The plaintiff asserts that her termination took place three months
after her complaints to the OSI investigator on March 30 and Chancellor's
office on April 20. However, the principal reported her misconduct on February
11 and suspended her on March 11, prior to her complaints. Causation cannot be
established where the complaints are made after the adverse job action began. Slattery v. Swiss Reins. Am. Corp., 248 F.3d 87, 94-95 (2d Cir. N.Y. 2001), cert. denied 534 U.S. 951, 122 S.Ct. 348 (2001); see e.g. Hernandez v. Bankers
Trust Co., 5 AD3d
146, 773 N.Y.S.2d 35 (1st Dept. 2004) (no causation where the
complaint was made after plaintiff was notified that his use of a racially
offensive password was a terminable offense). Even considering her termination
in June as the beginning of the adverse employment action, the plaintiff's
claim nevertheless fails. As with her discrimination claim, she does not raise
a triable issue of fact that the reasons for her termination were false and or
that the principal would not have made the same decision regardless of her
complaints.
THIS CONSTITUTES THE DECISION AND ORDER
OF THE SUPREME COURT, APPELLATE DIVISION, FIRST DEPARTMENT.

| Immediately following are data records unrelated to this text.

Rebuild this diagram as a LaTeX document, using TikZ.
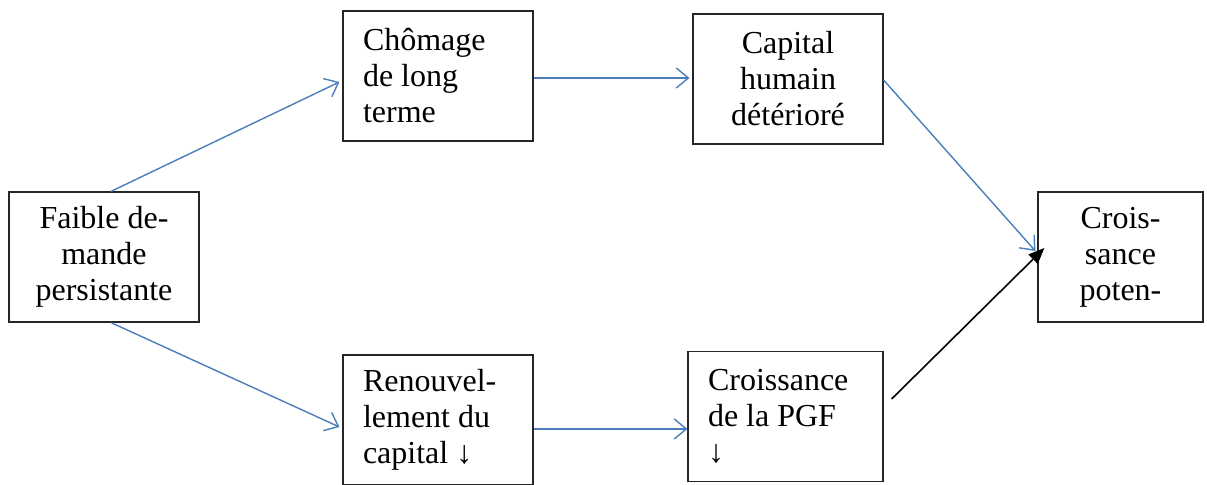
\documentclass[tikz,border=0pt]{standalone}
\usepackage{fontspec}
\setmainfont{Liberation Serif}
\usetikzlibrary{arrows.meta}
\definecolor{lineblue}{RGB}{74,126,187}

\begin{document}
\begin{tikzpicture}[x=0.5pt,y=-0.5pt,
    every node/.style={font=\fontsize{16}{18}\selectfont},
    box/.style={draw=black!85,line width=0.6pt,minimum height=65pt,
      inner xsep=10pt,inner ysep=0pt},
    blueline/.style={lineblue,line width=0.7pt,
      -{Straight Barb[length=6pt,width=10pt]}},
    blackline/.style={black,line width=0.8pt,
      -{Triangle[length=8pt,width=6.5pt]}}]
  \useasboundingbox (0,0) rectangle (1207,485);

  % boxes
  \node[box,text width=75pt,align=flush center] (faible) at (104,257)
    {Faible de-\\mande\\persistante};
  \node[box,text width=75pt,align=flush left] (chom) at (438,76)
    {Chômage\\de long\\terme};
  \node[box,text width=75pt,align=flush center] (cap) at (788,79)
    {Capital\\humain\\détérioré};
  \node[box,text width=62.5pt,align=flush center] (crois) at (1120.5,257)
    {Crois-\\sance\\poten-};
  \node[box,text width=75pt,align=flush left] (renou) at (438,420)
    {Renouvel-\\lement du\\capital ↓};
  \node[box,text width=77.5pt,align=flush left] (pgf) at (785.5,416.5)
    {Croissance\\de la PGF\\↓};

  % arrows
  \draw[blueline] ([xshift=3.5pt]faible.north) -- ([xshift=-1.5pt,yshift=-3pt]chom.west);
  \draw[blueline] ([xshift=3.5pt]faible.south) -- ([xshift=-1.5pt,yshift=-3.5pt]renou.west);
  \draw[blueline] ([yshift=-1pt]chom.east) -- ([xshift=-1.5pt,yshift=-1pt]chom.east -| cap.west);
  \draw[blueline] ([yshift=-4.5pt]renou.east) -- ([yshift=-4.5pt]renou.east -| pgf.west);
  \draw[blueline] ([yshift=-0.5pt]cap.east) -- ([xshift=-1pt,yshift=3pt]crois.west);
  \draw[blackline] ([xshift=4pt,yshift=8.75pt]pgf.east) -- ([xshift=3.5pt,yshift=4.5pt]crois.west);
\end{tikzpicture}
\end{document}
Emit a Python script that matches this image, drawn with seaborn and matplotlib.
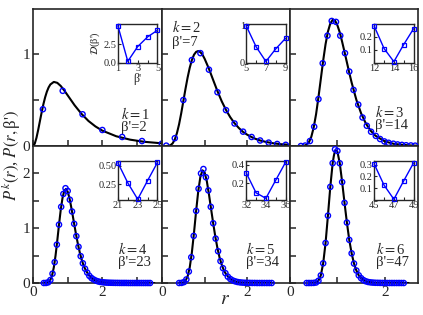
import matplotlib
matplotlib.use("Agg")
import matplotlib.pyplot as plt
import seaborn as sns
import numpy as np
from matplotlib.ticker import MultipleLocator, FixedLocator

sns.set_style("ticks")
plt.rcParams['font.family'] = ['Liberation Serif', 'DejaVu Serif']
plt.rcParams['mathtext.fontset'] = 'stix'

# ---------------- data ----------------
ks = [1, 2, 3, 4, 5, 6]
betas = [2, 7, 14, 23, 34, 47]

# fitted curves
r1c = [0.0, 0.05, 0.1, 0.15, 0.2, 0.25, 0.3, 0.35, 0.4, 0.45, 0.5, 0.6, 0.7, 0.8, 0.9, 1.0, 1.2, 1.4, 1.6, 1.8, 2.0, 2.4, 2.8, 3.2, 3.72]
p1c = [0.0, 0.025, 0.089, 0.176, 0.272, 0.367, 0.455, 0.530, 0.591, 0.637, 0.669, 0.697, 0.687, 0.653, 0.605, 0.551, 0.443, 0.349, 0.272, 0.213, 0.167, 0.106, 0.069, 0.046, 0.029]
r2c = [0.1, 0.15, 0.2, 0.25, 0.3, 0.35, 0.4, 0.45, 0.5, 0.55, 0.6, 0.65, 0.7, 0.75, 0.8, 0.85, 0.9, 0.95, 1.0, 1.1, 1.2, 1.3, 1.4, 1.5, 1.6, 1.7, 1.8, 1.9, 2.0, 2.15, 2.3, 2.45, 2.6, 2.8, 3.0]
p2c = [0.0, 0.002, 0.009, 0.029, 0.071, 0.140, 0.236, 0.355, 0.487, 0.620, 0.744, 0.851, 0.935, 0.993, 1.024, 1.033, 1.020, 0.992, 0.948, 0.840, 0.717, 0.596, 0.486, 0.392, 0.313, 0.248, 0.196, 0.153, 0.122, 0.085, 0.060, 0.043, 0.030, 0.019, 0.013]
r3c = [0.2, 0.3, 0.35, 0.4, 0.45, 0.5, 0.55, 0.6, 0.65, 0.7, 0.75, 0.8, 0.85, 0.9, 0.95, 1.0, 1.05, 1.1, 1.15, 1.2, 1.25, 1.3, 1.4, 1.5, 1.6, 1.7, 1.8, 2.0, 2.2, 2.5, 2.7]
p3c = [0.0, 0.003, 0.014, 0.042, 0.101, 0.202, 0.346, 0.529, 0.729, 0.930, 1.107, 1.244, 1.332, 1.372, 1.364, 1.313, 1.235, 1.133, 1.023, 0.910, 0.797, 0.690, 0.502, 0.355, 0.245, 0.167, 0.113, 0.050, 0.022, 0.007, 0.003]
r4c = [0.3, 0.4, 0.45, 0.5, 0.55, 0.6, 0.65, 0.7, 0.75, 0.8, 0.85, 0.9, 0.95, 1.0, 1.05, 1.1, 1.15, 1.2, 1.25, 1.3, 1.35, 1.4, 1.45, 1.5, 1.6, 1.7, 1.8, 2.0, 2.4, 3.0, 3.5]
p4c = [0.0, 0.004, 0.017, 0.054, 0.137, 0.284, 0.50, 0.772, 1.065, 1.336, 1.548, 1.679, 1.717, 1.667, 1.553, 1.393, 1.215, 1.033, 0.855, 0.695, 0.553, 0.435, 0.336, 0.261, 0.150, 0.084, 0.046, 0.014, 0.002, 0.0, 0.0]
r5c = [0.4, 0.5, 0.55, 0.6, 0.65, 0.7, 0.75, 0.8, 0.85, 0.9, 0.95, 1.0, 1.05, 1.1, 1.15, 1.2, 1.25, 1.3, 1.35, 1.4, 1.45, 1.5, 1.6, 1.7, 1.8, 2.0, 2.6]
p5c = [0.0, 0.010, 0.040, 0.120, 0.285, 0.556, 0.917, 1.316, 1.679, 1.941, 2.056, 2.015, 1.860, 1.621, 1.353, 1.090, 0.843, 0.634, 0.462, 0.332, 0.231, 0.162, 0.074, 0.033, 0.014, 0.003, 0.0]
r6c = [0.4, 0.55, 0.6, 0.65, 0.7, 0.75, 0.8, 0.85, 0.9, 0.925, 0.95, 0.975, 1.0, 1.05, 1.1, 1.15, 1.2, 1.25, 1.3, 1.35, 1.4, 1.45, 1.5, 1.6, 1.8, 2.5]
p6c = [0.0, 0.009, 0.041, 0.139, 0.359, 0.730, 1.229, 1.754, 2.187, 2.32, 2.415, 2.42, 2.396, 2.185, 1.842, 1.463, 1.103, 0.787, 0.541, 0.355, 0.228, 0.140, 0.088, 0.031, 0.003, 0.0]

# histogram points
r1p = [0.286, 0.857, 1.429, 2.0, 2.571, 3.143, 3.714]
p1p = [0.40, 0.60, 0.345, 0.174, 0.098, 0.054, 0.025]
r2p = [0.1, 0.3, 0.5, 0.7, 0.9, 1.1, 1.3, 1.5, 1.7, 1.9, 2.1, 2.3, 2.5, 2.7, 2.9]
p2p = [0.004, 0.085, 0.50, 0.935, 1.01, 0.83, 0.585, 0.39, 0.245, 0.156, 0.098, 0.06, 0.037, 0.022, 0.013]
r3p = [0.23, 0.32, 0.42, 0.51, 0.60, 0.69, 0.79, 0.88, 0.97, 1.06, 1.16, 1.25, 1.34, 1.44, 1.53, 1.62, 1.71, 1.81, 1.90, 1.99, 2.08, 2.18, 2.27, 2.36, 2.45, 2.55, 2.64]
p3p = [0.0, 0.005, 0.054, 0.21, 0.51, 0.90, 1.20, 1.36, 1.35, 1.20, 1.01, 0.81, 0.61, 0.45, 0.31, 0.22, 0.155, 0.11, 0.076, 0.05, 0.035, 0.025, 0.017, 0.012, 0.008, 0.006, 0.004]
r4p = [0.3125, 0.375, 0.4375, 0.5, 0.5625, 0.625, 0.6875, 0.75, 0.8125, 0.875, 0.9375, 1.0, 1.0625, 1.125, 1.1875, 1.25, 1.3125, 1.375, 1.4375, 1.5, 1.5625, 1.625, 1.6875, 1.75, 1.8125, 1.875, 1.9375, 2.0,
       2.0625, 2.125, 2.1875, 2.25, 2.3125, 2.375, 2.4375, 2.5, 2.5625, 2.625, 2.6875, 2.75, 2.8125, 2.875, 2.9375, 3.0, 3.0625, 3.125, 3.1875, 3.25, 3.3125, 3.375]
p4p = [0.0, 0.001, 0.012, 0.054, 0.17, 0.38, 0.70, 1.065, 1.39, 1.625, 1.73, 1.68, 1.52, 1.305, 1.08, 0.855, 0.66, 0.49, 0.36, 0.261, 0.19, 0.13, 0.09, 0.063, 0.043, 0.029, 0.02, 0.014,
       0.010, 0.007, 0.005, 0.004, 0.003, 0.002, 0.002, 0.001, 0.001, 0.001, 0.001, 0.0, 0.0, 0.0, 0.0, 0.0, 0.0, 0.0, 0.0, 0.0, 0.0, 0.0]
r5p = [0.40, 0.457, 0.514, 0.571, 0.629, 0.686, 0.743, 0.80, 0.857, 0.914, 0.971, 1.029, 1.086, 1.143, 1.20, 1.257, 1.314, 1.371, 1.429, 1.486, 1.543, 1.60, 1.657, 1.714, 1.771, 1.829, 1.886, 1.943, 2.0,
       2.057, 2.114, 2.171, 2.229, 2.286, 2.343, 2.40, 2.457, 2.514, 2.571]
p5p = [0.0, 0.002, 0.016, 0.065, 0.21, 0.47, 0.86, 1.316, 1.72, 2.0, 2.08, 1.93, 1.69, 1.39, 1.09, 0.81, 0.58, 0.40, 0.27, 0.18, 0.115, 0.074, 0.047, 0.03, 0.018, 0.011, 0.007, 0.004, 0.003,
       0.002, 0.001, 0.001, 0.0, 0.0, 0.0, 0.0, 0.0, 0.0, 0.0]
r6p = [0.35, 0.40, 0.45, 0.50, 0.55, 0.60, 0.65, 0.70, 0.75, 0.80, 0.85, 0.90, 0.95, 1.0, 1.05, 1.1, 1.15, 1.2, 1.25, 1.3, 1.35, 1.4, 1.45, 1.5, 1.55, 1.6, 1.65, 1.7, 1.75, 1.8,
       1.85, 1.9, 1.95, 2.0, 2.05, 2.1, 2.15, 2.2, 2.25, 2.3, 2.35, 2.4]
p6p = [0.0, 0.0, 0.0, 0.002, 0.009, 0.041, 0.139, 0.359, 0.73, 1.229, 1.754, 2.187, 2.44, 2.41, 2.185, 1.842, 1.463, 1.103, 0.787, 0.541, 0.355, 0.228, 0.14, 0.088, 0.053, 0.031, 0.018, 0.011, 0.007, 0.004,
       0.003, 0.002, 0.001, 0.001, 0.0, 0.0, 0.0, 0.0, 0.0, 0.0, 0.0, 0.0]

# insets: D(beta')
b1 = [1, 2, 3, 4, 5];      d1 = [5.0, 0.22, 2.2, 3.5, 4.4]
b2 = [5, 6, 7, 8, 9];      d2 = [0.98, 0.43, 0.04, 0.37, 0.65]
b3 = [12, 13, 14, 15, 16]; d3 = [0.28, 0.11, 0.01, 0.14, 0.26]
b4 = [21, 22, 23, 24, 25]; d4 = [0.54, 0.27, 0.05, 0.30, 0.545]
b5 = [32, 33, 34, 35, 36]; d5 = [0.31, 0.093, 0.033, 0.23, 0.425]
b6 = [45, 46, 47, 48, 49]; d6 = [0.305, 0.126, 0.006, 0.162, 0.314]

curves = [(r1c, p1c), (r2c, p2c), (r3c, p3c), (r4c, p4c), (r5c, p5c), (r6c, p6c)]
points = [(r1p, p1p), (r2p, p2p), (r3p, p3p), (r4p, p4p), (r5p, p5p), (r6p, p6p)]
insets = [(b1, d1), (b2, d2), (b3, d3), (b4, d4), (b5, d5), (b6, d6)]
inset_ylim = [(0, 5.3), (0, 1.04), (0, 0.30), (0.04, 0.57), (0.015, 0.445), (0, 0.335)]
inset_yticks = [[0, 2.5], [0, 1], [0.1, 0.2], [0.25, 0.5], [0.2, 0.4], [0.1, 0.2, 0.3]]
inset_ylabels = [["0.0", "2.5"], ["0", "1"], ["0.1", "0.2"], ["0.25", "0.50"], ["0.2", "0.4"], ["0.1", "0.2", "0.3"]]
xlims = [3.72, 3.0, 2.7]

# ---------------- figure ----------------
W, H = 423, 315
fig = plt.figure(figsize=(W / 100, H / 100), dpi=100)
colx = [33, 162, 290, 418]
rowy = [9, 146, 283]
blue = "#0000ff"

text_pos = [(0.68, 0.232, 0.134), (0.076, 0.865, 0.755), (0.664, 0.245, 0.147),
            (0.66, 0.245, 0.147), (0.66, 0.245, 0.147), (0.668, 0.245, 0.147)]

for i in range(6):
    row, col = divmod(i, 3)
    x0, x1 = colx[col], colx[col + 1]
    y0, y1 = rowy[row], rowy[row + 1]
    ax = fig.add_axes([x0 / W, 1 - y1 / H, (x1 - x0) / W, (y1 - y0) / H])
    rc, pc = curves[i]
    rp, pp = points[i]
    sns.lineplot(x=rc, y=pc, ax=ax, color="k", lw=1.5, zorder=3, sort=False)
    sns.scatterplot(x=rp, y=pp, ax=ax, marker="o", s=14, facecolor="none",
                    edgecolor=blue, linewidth=1.0, zorder=4, clip_on=False)
    ax.set_xlim(0, xlims[col])
    if row == 0:
        ax.set_ylim(0, 1.49)
        ax.yaxis.set_major_locator(FixedLocator([0, 1]))
        ax.yaxis.set_minor_locator(FixedLocator([0.5]))
    else:
        ax.set_ylim(0, 2.5)
        ax.yaxis.set_major_locator(FixedLocator([0, 1, 2]))
        ax.yaxis.set_minor_locator(FixedLocator([0.5, 1.5]))
    ax.xaxis.set_major_locator(FixedLocator([0, 2]))
    ax.xaxis.set_minor_locator(FixedLocator([1, 3]))
    ax.tick_params(which="both", direction="in", length=4.5, width=1.1, labelsize=11, pad=2,
                   top=False, right=False)
    if row == 0:
        ax.tick_params(labelbottom=False)
    if col != 0:
        ax.tick_params(labelleft=False)
    for s in ax.spines.values():
        s.set_linewidth(1.2)
    ax.set_xlabel("")
    ax.set_ylabel("")

    tx, ty1, ty2 = text_pos[i]
    ax.text(tx, ty1, f"$k=${ks[i]}", transform=ax.transAxes, fontsize=10.5, va="center", ha="left")
    ax.text(tx, ty2, f"\u03b2'={betas[i]}", transform=ax.transAxes, fontsize=10.5, va="center", ha="left")

    # inset
    ia = ax.inset_axes([0.658, 0.606, 0.307, 0.288])
    b, d = insets[i]
    sns.lineplot(x=b, y=d, ax=ia, color=blue, lw=1.0, marker="s", markersize=3.0,
                 markerfacecolor="none", markeredgecolor=blue, markeredgewidth=0.9,
                 clip_on=False, zorder=3)
    ia.set_xlim(b[0], b[-1])
    ia.set_ylim(*inset_ylim[i])
    ia.xaxis.set_major_locator(FixedLocator([b[0], b[2], b[4]]))
    ia.xaxis.set_minor_locator(FixedLocator([b[1], b[3]]))
    ia.set_yticks(inset_yticks[i])
    ia.set_yticklabels(inset_ylabels[i])
    ia.tick_params(which="both", direction="in", length=2.2, width=0.8, labelsize=7.5, pad=1,
                   top=False, right=False)
    for s in ia.spines.values():
        s.set_linewidth(1.0)
    ia.set_xlabel("")
    ia.set_ylabel("")
    if i == 0:
        ia.set_ylabel("$\\mathcal{D}$(\u03b2')", fontsize=7.5, labelpad=1)
        ia.set_xlabel("\u03b2'", fontsize=8.5, labelpad=0)

fig.text(11 / W, 1 - 156 / H, "$P^k(r)$, $P(r,$\u03b2'$)$", rotation=90, fontsize=12,
         ha="center", va="center")
fig.text(225 / W, 1 - 300 / H, "$r$", fontsize=14, ha="center", va="center")

fig.savefig("out.png", dpi=100)
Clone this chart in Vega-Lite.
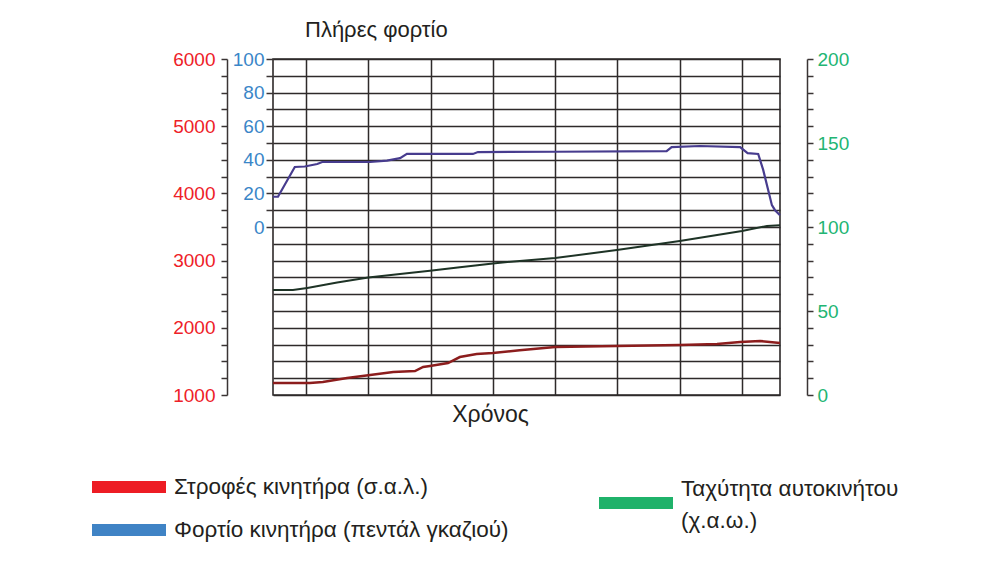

OF THE SUPREME COURT, APPELLATE DIVISION, FIRST DEPARTMENT.
ENTERED: APRIL 24, 2012
CLERK
Footnotes
Footnote 1:The causes of action against the corporation that operates the after-school program and its director were dismissed on May 29, 2008 and they are not parties to this appeal.
Footnote 2: The plaintiff's contention that the doctrine of collateral estoppel cannot be raised for the first time on appeal is unavailing. Whether a collateral estoppel argument may be raised on appeal depends upon whether the argument was apparent on the face of the record and whether the record on appeal is sufficient. See Chateau D'If Corp. v. City of New York, 219 A.D.2d 205, 209, 641 N.Y.S.2d 252, 255 (1st Dept. 1996), lv. denied 88 N.Y.2d 811, 649 N.Y.S.2d 379, 672 N.E.2d 605 (1996);Gerdowsky v. Crain's N.Y. Bus., 188 A.D.2d 93, 97, 593 N.Y.S.2d 514, 516-517 (1st Dept. 1993); see also Szigyarto v. Szigyarto, 64 N.Y.2d 275, 280, 486 N.Y.S.2d 164, 167-168, 475 N.E.2d 777, 780-781 (1985). Because the grievance decision is in the record and it is undisputed that it was not appealed, there are no evidentiary issues which would prevent the Court from considering the applicability of collateral estoppel at this time. The cases cited by the plaintiff that hold otherwise are either factually distinguishable or there is no reasoning supporting the decision.